HomeEventsPhD defence Satadal Dutta

PhD defence Satadal Dutta

Avalanche-mode silicon LEDs for monolithic optical coupling in CMOS technology 

Complementary Metal-Oxide-Semiconductor (CMOS) integrated circuit (IC) technology is the most commercially successful platform in modern electronic and control systems. So called "smart power" technologies such as Bipolar CMOS DMOS (BCD), combine the computational power of CMOS with high voltage transistors (~20-100 V) to enable the monolithic integration of advanced smart power applications used in e.g. automotive (car) applications, digital audio amplifiers, and integrated analog-digital systems. Many of such systems require data communication or signal transfer with galvanic isolation, for safety and interference reasons or to interface between low voltage digital parts and high voltage (power) components on an IC. Optocouplers transfer signals optically across a galvanically isolated channel. They can be operated for a wide range of data rates (including DC), and are less prone to external electromagnetic interference. Monolithic integration of such optocouplers in CMOS ICs require research and development of suitable light emitters and light detectors for an energy efficient, high speed, and cost effective operation of the system.

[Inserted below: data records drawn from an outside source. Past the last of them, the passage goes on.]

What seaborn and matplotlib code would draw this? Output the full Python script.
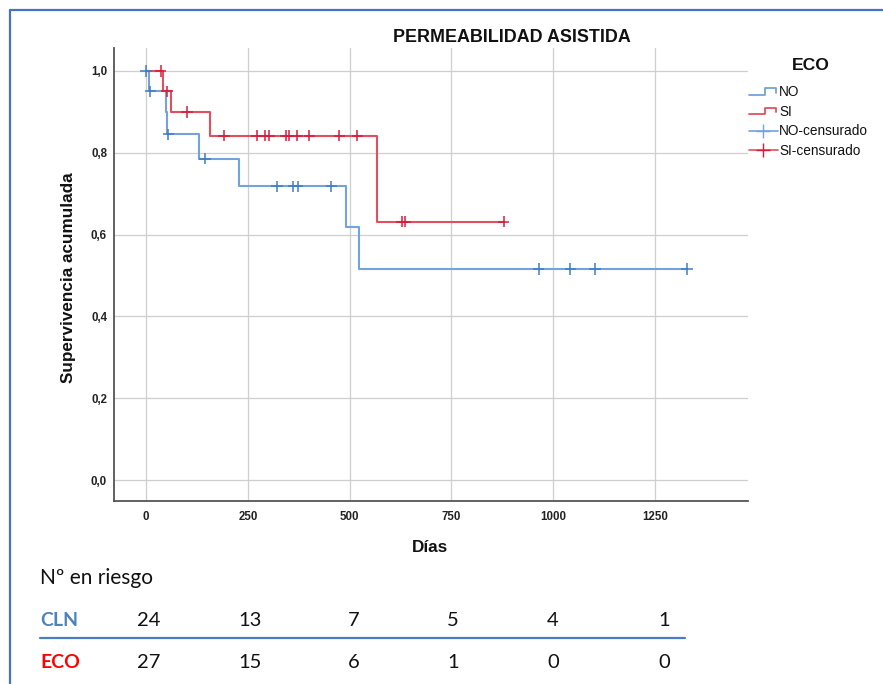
import numpy as np
import pandas as pd
import matplotlib
matplotlib.use("Agg")
import matplotlib.pyplot as plt
from matplotlib.lines import Line2D
from matplotlib.legend_handler import HandlerBase
import seaborn as sns

# Kaplan-Meier step curves (days, cumulative survival)
no_times = [0, 8, 48, 52, 130, 228, 491, 524, 1328]
no_surv = [1.0, 0.95, 0.90, 0.845, 0.786, 0.718, 0.618, 0.516, 0.516]
si_times = [0, 41, 61, 157, 568, 878]
si_surv = [1.0, 0.95, 0.899, 0.842, 0.632, 0.632]

# Censored observations (days)
no_censored = [0, 11, 55, 145, 321, 362, 372, 455, 964, 1042, 1103, 1328]
si_censored = [36, 51, 100, 192, 272, 291, 303, 344, 350, 370, 401, 475, 519, 628, 636, 878]

# Number-at-risk table
risk_groups = ["CLN", "ECO"]
risk_cln = [24, 13, 7, 5, 4, 1]
risk_eco = [27, 15, 6, 1, 0, 0]

x_ticks = [0, 250, 500, 750, 1000, 1250]
y_ticks = [0.0, 0.2, 0.4, 0.6, 0.8, 1.0]

sns.set_theme(style="white")
plt.rcParams["font.family"] = ["Liberation Sans", "DejaVu Sans"]

W, H = 883, 684
fig = plt.figure(figsize=(W / 100, H / 100), dpi=100)
ax = fig.add_axes([114 / W, 1 - 501 / H, (748 - 114) / W, (501 - 48) / H])

line_blue = "#74a2da"
line_red = "#e2505f"
mark_blue = "#3f7dc6"
mark_red = "#d81b3c"


def step_value(times, surv, t):
    idx = np.searchsorted(times, t, side="right") - 1
    return surv[max(idx, 0)]


curves = pd.concat([
    pd.DataFrame({"dias": no_times, "surv": no_surv, "ECO": "NO"}),
    pd.DataFrame({"dias": si_times, "surv": si_surv, "ECO": "SI"}),
])
sns.lineplot(data=curves, x="dias", y="surv", hue="ECO",
             palette={"NO": line_blue, "SI": line_red},
             drawstyle="steps-post", linewidth=1.5, legend=False,
             estimator=None, sort=False, ax=ax)

cens = pd.concat([
    pd.DataFrame({"dias": no_censored,
                  "surv": [step_value(no_times, no_surv, t) for t in no_censored],
                  "ECO": "NO"}),
    pd.DataFrame({"dias": si_censored,
                  "surv": [step_value(si_times, si_surv, t) for t in si_censored],
                  "ECO": "SI"}),
])
sns.scatterplot(data=cens, x="dias", y="surv", hue="ECO",
                palette={"NO": mark_blue, "SI": mark_red},
                marker="+", s=70, linewidth=1.1, legend=False, ax=ax, zorder=4)

ax.set_xlim(-78.6, 1478)
ax.set_ylim(-0.0513, 1.0562)
ax.set_xticks(x_ticks)
ax.set_yticks(y_ticks)
ax.set_xticklabels([str(v) for v in x_ticks])
ax.set_yticklabels([f"{v:.1f}".replace(".", ",") for v in y_ticks])
ax.tick_params(length=0, labelsize=8.3, colors="#222222")
ax.tick_params(axis="x", pad=7)
ax.tick_params(axis="y", pad=5)
for lab in ax.get_xticklabels() + ax.get_yticklabels():
    lab.set_fontweight("bold")
ax.grid(True, color="#cfcfcf", linewidth=0.9)
ax.set_axisbelow(True)
for side in ["top", "right"]:
    ax.spines[side].set_visible(False)
for side in ["left", "bottom"]:
    ax.spines[side].set_color("#555555")
    ax.spines[side].set_linewidth(1.3)
ax.set_xlabel("")
ax.set_ylabel("")

fig.text(512 / W, 1 - 37 / H, "PERMEABILIDAD ASISTIDA", ha="center", va="center",
         fontsize=12.9, fontweight="bold", color="#111111")
fig.text(68 / W, 1 - 278 / H, "Supervivencia acumulada", rotation=90,
         ha="center", va="center", fontsize=12.3, fontweight="bold", color="#111111")
fig.text(430 / W, 1 - 548 / H, "Días", ha="center", va="center",
         fontsize=12.3, fontweight="bold", color="#111111")


class StepHandler(HandlerBase):
    def create_artists(self, legend, orig_handle, xdescent, ydescent,
                       width, height, fontsize, trans):
        x0 = -xdescent
        lo = -ydescent + 0.15 * height
        hi = -ydescent + 0.85 * height
        xs = [x0, x0 + 0.55 * width, x0 + 0.55 * width, x0 + 0.95 * width, x0 + 0.95 * width]
        ys = [lo, lo, hi, hi, lo + 0.2 * height]
        ln = Line2D(xs, ys, color=orig_handle.get_color(), linewidth=1.3)
        ln.set_transform(trans)
        return [ln]


handles = [
    Line2D([], [], color=line_blue),
    Line2D([], [], color=line_red),
    Line2D([], [], color=line_blue, marker="+", markersize=10,
           markeredgecolor=line_blue, linewidth=1.2),
    Line2D([], [], color=line_red, marker="+", markersize=10,
           markeredgecolor=mark_red, linewidth=1.2),
]
labels = ["NO", "SI", "NO-censurado", "SI-censurado"]
fig.text(811 / W, 1 - 66 / H, "ECO", ha="center", va="center",
         fontsize=12.6, fontweight="bold", color="#111111")
leg = fig.legend(handles, labels, loc="upper left",
                 bbox_to_anchor=(749 / W, 1 - 85 / H), frameon=False,
                 fontsize=9.8, handlelength=2.1,
                 handletextpad=0.1, labelspacing=0.42, borderpad=0,
                 borderaxespad=0,
                 handler_map={handles[0]: StepHandler(), handles[1]: StepHandler()})
for t in leg.get_texts():
    t.set_color("#111111")

# Number-at-risk table
tbl_font = ["Lato", "DejaVu Sans"]
fig.text(40 / W, 1 - 578 / H, "Nº en riesgo", ha="left", va="center",
         fontsize=15, family=tbl_font, color="#111111")
col_x = [149, 250, 354, 453, 553, 664]
row_y = [620, 663]
row_colors = ["#4f81bd", "#ff0000"]
for grp, vals, yy, col in zip(risk_groups, [risk_cln, risk_eco], row_y, row_colors):
    fig.text(40 / W, 1 - yy / H, grp, ha="left", va="center", fontsize=14,
             fontweight="bold", family=tbl_font, color=col)
    for xx, v in zip(col_x, vals):
        fig.text(xx / W, 1 - yy / H, str(v), ha="center", va="center",
                 fontsize=14.5, family=tbl_font, color="#111111")
fig.add_artist(Line2D([40 / W, 685 / W], [1 - 638 / H, 1 - 638 / H],
                      color="#4a7ec4", linewidth=1.6))

# Slide frame
frame_col = "#4472c4"
fig.add_artist(Line2D([9.5 / W, 9.5 / W], [0, 1 - 9.5 / H], color=frame_col, linewidth=1.6))
fig.add_artist(Line2D([9.5 / W, 1], [1 - 9.5 / H, 1 - 9.5 / H], color=frame_col, linewidth=1.6))

fig.savefig("out.png", dpi=100, facecolor="white")
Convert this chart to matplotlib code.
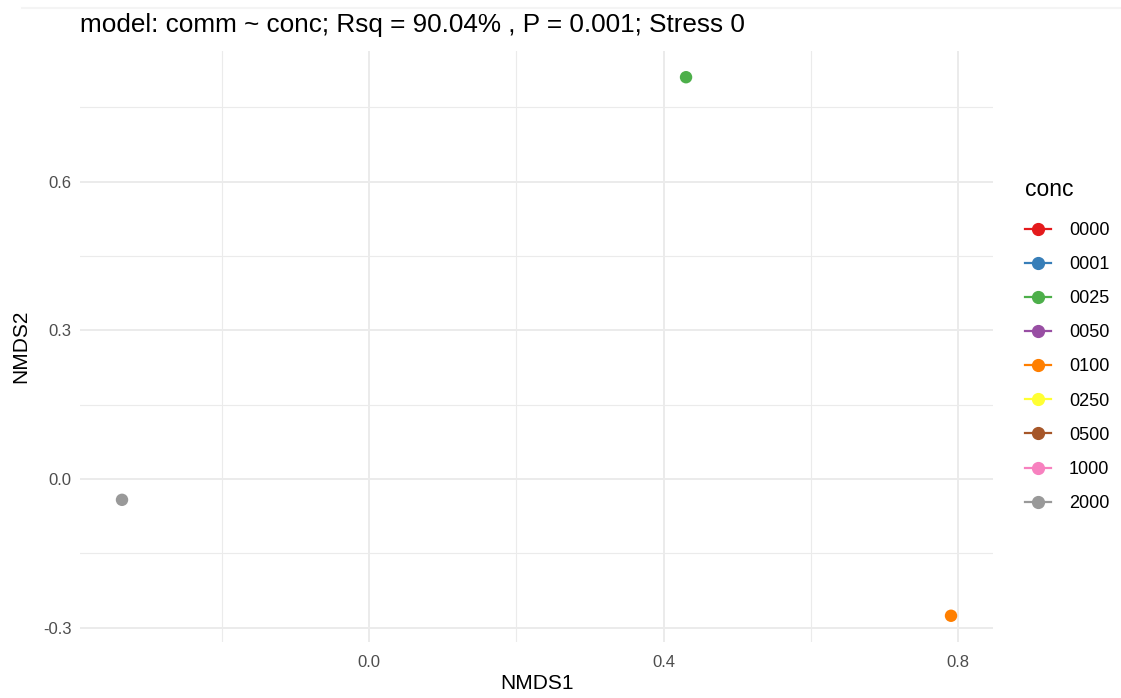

This PhD thesis covers two broad aspects. Firstly, it deals with the physics, design, and analysis of efficient light emitting diodes (LEDs) in silicon CMOS technology. Silicon LEDs conventionally emit infrared light (~1100 nm), which is not compatible with the spectral detection efficiency of silicon photo-detectors. This is because silicon can efficiently detect light having wavelengths of less than ~1000 nm. Therefore the focus is on a specific design solution to this problem, where the LED is biased in "avalanche breakdown". In this situation, there exists a high electric field in the device, which is responsible for light being emitted at shorter wavelengths (400 nm-900 nm). Such an emission, if properly guided laterally across the CMOS IC, would be detected by a silicon photodiode with a relatively high quantum efficiency.  Wide-spectrum Si LEDs are promising for the integration of opto-electronics in CMOS.

Secondly, this thesis analyzes the feasibility of realizing a monolithic optical link using silicon LEDs in a BCD silicon-on-insulator (SOI) CMOS technology, from a device physics viewpoint. The optical coupling is treated as a conversion process from electrons to photons (in the LED) and back again to electrons (in the detector). Analysis is done from the viewpoint of coupling efficiency, where also the effect of heating across such a link due to high power dissipation in the avalanche-mode LED has been considered. Optical propagation via built-in waveguides in SOI technologies is also studied using Finite difference time-domain simulations. The analysis of this link is aimed at integrating avalanche-mode LEDs, which have the potential to be driven at high speeds (~ GHz), with single-photon sensitive optical detectors (e.g. using SPADs).